Il ministro degli Esteri Antonio Tajani, prende una posizione prudente: “Non si possono prendere decisioni su i ‘se’. Vediamo come andranno i colloqui, poi valuteremo l’esito dei i colloqui”. E, poi, più esplicitamente, ha dichiarato: “Vediamo come andrà la telefonata Trump-Putin”. Tajani ha ribadito il sostegno italiano all’Ucraina e ha assicurato: “Continueremo a garantire la sua sicurezza ho detto quali sono le proposte poi vedremo quali sono i risultati ma commentare un colloquio che ancora non c’è stato mi pare veramente privo di qualsiasi fondamento”. Il ministro degli Esteri ha, infine, detto che al tavolo delle trattative dovrà esserci l’Ucraina e dovrà parteciparci anche l’Unione europea e ha concluso: “Non è così semplicistico e fare una un’analisi della situazione”. Tajani ha annunciato anche che l’Italia ha chiesto “di organizzare un incontro Europa-Stati Uniti per sciogliere tutti i nodi che possono trovarsi nel percorso”. E, poi, ha specificato i termini della proposta: “Io credo che si possa per esempio organizzare un riunione del Quintetto, magari anche in Italia, con Italia, Germania, Francia, Gran Bretagna, Stati Uniti, per fare una valutazione della situazione. Il nostro obiettivo è quello sempre di tenere unito l’Occidente, perché se l’Occidente si divide, si indebolisce e si rafforzano le autocrazie”.

Questo in sintesi è quanto, c’è da aggiungere una sola cosa, visto che la premier da scaramantica quale è ha deciso che a Palazzo Chigi servisse se non una forte e bella benedizione, un po’ di acqua santa. Per questo ha ordinato un bel po’ di acqua santa, in precisione la bellezza di 100 mila bottigliette da mezzo litro.

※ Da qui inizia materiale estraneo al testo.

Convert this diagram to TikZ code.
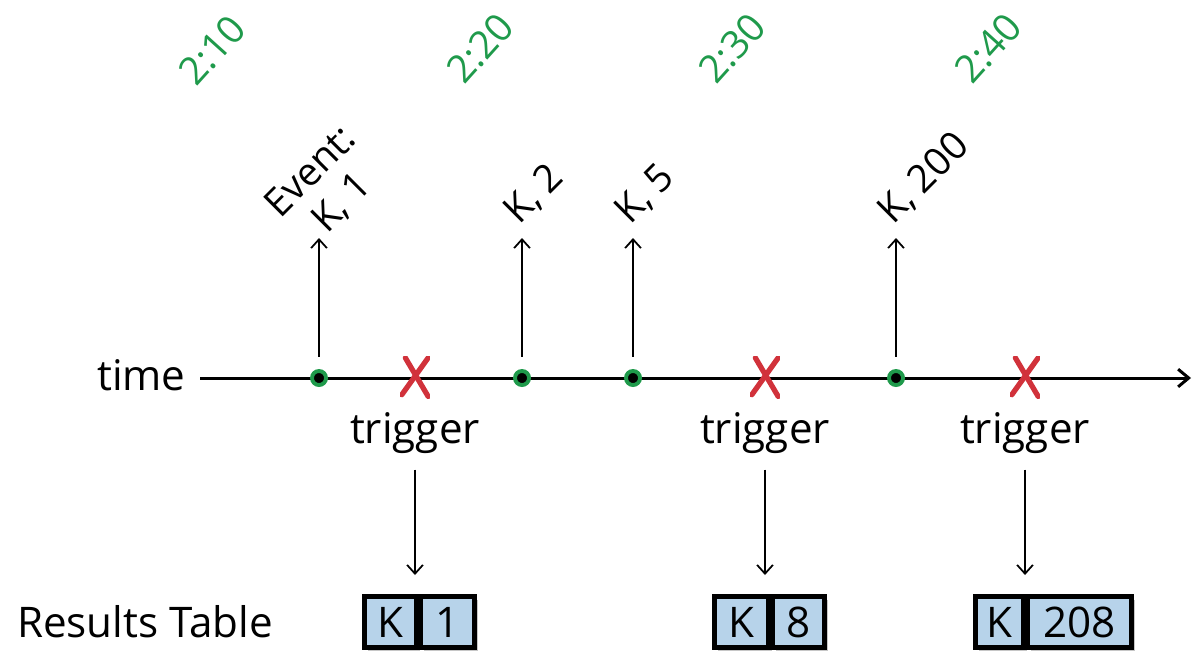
\documentclass[tikz,border=0pt]{standalone}
\usepackage{fontspec}
\setmainfont{Open Sans}
\usetikzlibrary{arrows.meta,shadows}
\definecolor{grn}{HTML}{1F9A4B}
\definecolor{redx}{HTML}{D1323B}
\definecolor{cellblue}{HTML}{B7D3EA}
\tikzset{
  lbl/.style={font=\fontsize{24}{28}\selectfont, inner sep=0pt},
  evt/.style={font=\fontsize{22}{26}\selectfont, rotate=45, anchor=base west, inner sep=0pt},
  tlbl/.style={font=\fontsize{22}{26}\selectfont, text=grn, rotate=48, inner sep=0pt},
  axisline/.style={line width=1.7pt, -{Straight Barb[length=6pt,width=10pt]}},
  arr/.style={line width=1pt, -{Straight Barb[length=5pt,width=9pt]}},
  evdot/.style={circle, fill=black, draw=grn, line width=2.2pt, inner sep=0pt, minimum size=8pt},
  xmark/.style={minimum width=17pt, minimum height=25pt, inner sep=0pt,
    path picture={
      \draw[redx, line width=3pt, line cap=round]
        ([xshift=3pt,yshift=-1pt]path picture bounding box.north west) -- ([xshift=-1pt,yshift=2pt]path picture bounding box.south east);
      \draw[redx, line width=3pt, line cap=round]
        ([xshift=-1pt,yshift=-1pt]path picture bounding box.north east) -- ([xshift=1pt,yshift=3pt]path picture bounding box.south west);
    }},
  cell/.style={draw, line width=2.6pt, fill=cellblue, minimum height=28.9pt, inner sep=0pt,
    anchor=west, font=\fontsize{24}{28}\selectfont,
    drop shadow={shadow xshift=2pt, shadow yshift=-2pt, opacity=0.45}}
}
\begin{document}
\begin{tikzpicture}[x=0.02cm,y=-0.02cm]
\useasboundingbox (0,0) rectangle (1193,653);

% time labels
\node[tlbl] (t10) at (212,50) {2:10};
\node[tlbl] (t20) at (480,48) {2:20};
\node[tlbl] (t30) at (732,48) {2:30};
\node[tlbl] (t40) at (988,48) {2:40};

% time axis
\node[lbl, anchor=east] (time) at (186,375) {time};
\coordinate (axS) at (200,378);
\coordinate (axE) at (1191,378);
\draw[axisline] (axS) -- (axE);

% events
\node[evdot] (e1) at (319,378) {};
\node[evdot] (e2) at (522,378) {};
\node[evdot] (e3) at (633,378) {};
\node[evdot] (e4) at (896,378) {};

\node[font=\fontsize{22}{25}\selectfont, rotate=45, align=center, inner sep=0pt, anchor=south] (ev1) at (354,215) {Event:\\K, 1};
\node[evt] (ev2) at (519,226) {K, 2};
\node[evt] (ev3) at (630,226) {K, 5};
\node[evt] (ev4) at (893,226) {K, 200};

\coordinate (u1) at (319,238);
\coordinate (u2) at (522,238);
\coordinate (u3) at (633,238);
\coordinate (u4) at (896,238);

\draw[arr, shorten <=7pt] (e1) -- (u1);
\draw[arr, shorten <=7pt] (e2) -- (u2);
\draw[arr, shorten <=7pt] (e3) -- (u3);
\draw[arr, shorten <=7pt] (e4) -- (u4);

% triggers
\node[xmark] (x1) at (415,378) {};
\node[xmark] (x2) at (765,378) {};
\node[xmark] (x3) at (1025,378) {};

\node[lbl] (tr1) at (415,433) {trigger};
\node[lbl] (tr2) at (765,433) {trigger};
\node[lbl] (tr3) at (1025,433) {trigger};

% result boxes
\node[cell, minimum width=29.5pt] (b1k) at (362,622) {K};
\node[cell, minimum width=30.6pt] (b1v) at (b1k.east) {1};
\node[cell, minimum width=30.6pt] (b2k) at (712,622) {K};
\node[cell, minimum width=29.5pt] (b2v) at (b2k.east) {8};
\node[cell, minimum width=27.2pt] (b3k) at (973,622) {K};
\node[cell, minimum width=59pt] (b3v) at (b3k.east) {208};

\node[lbl] (rt) at (145,622) {Results Table};

\draw[arr, shorten <=9pt, shorten >=11pt] (tr1) -- (tr1 |- b1k.north);
\draw[arr, shorten <=9pt, shorten >=11pt] (tr2) -- (tr2 |- b2k.north);
\draw[arr, shorten <=9pt, shorten >=11pt] (tr3) -- (tr3 |- b3k.north);
\end{tikzpicture}
\end{document}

Prezzo scontato a 0,23 euro a bottiglie per un totale di 23 mila euro più Iva. Le etichette di Acqua Santa di Roma scelte dalla Meloni e dai suoi sono Egeria e Tullia e la fornitura deve servire a spegnere la sete di Palazzo da qui a fine del 2026, e il prezzo offerto dalla società dei Mari è scontato: 0,23 euro a bottiglia più Iva. In tutto quindi la fattura biennale approvata ammonterà a 23 mila euro oltre all’Iva, assicurando l’Acqua Santa al governo per due anni.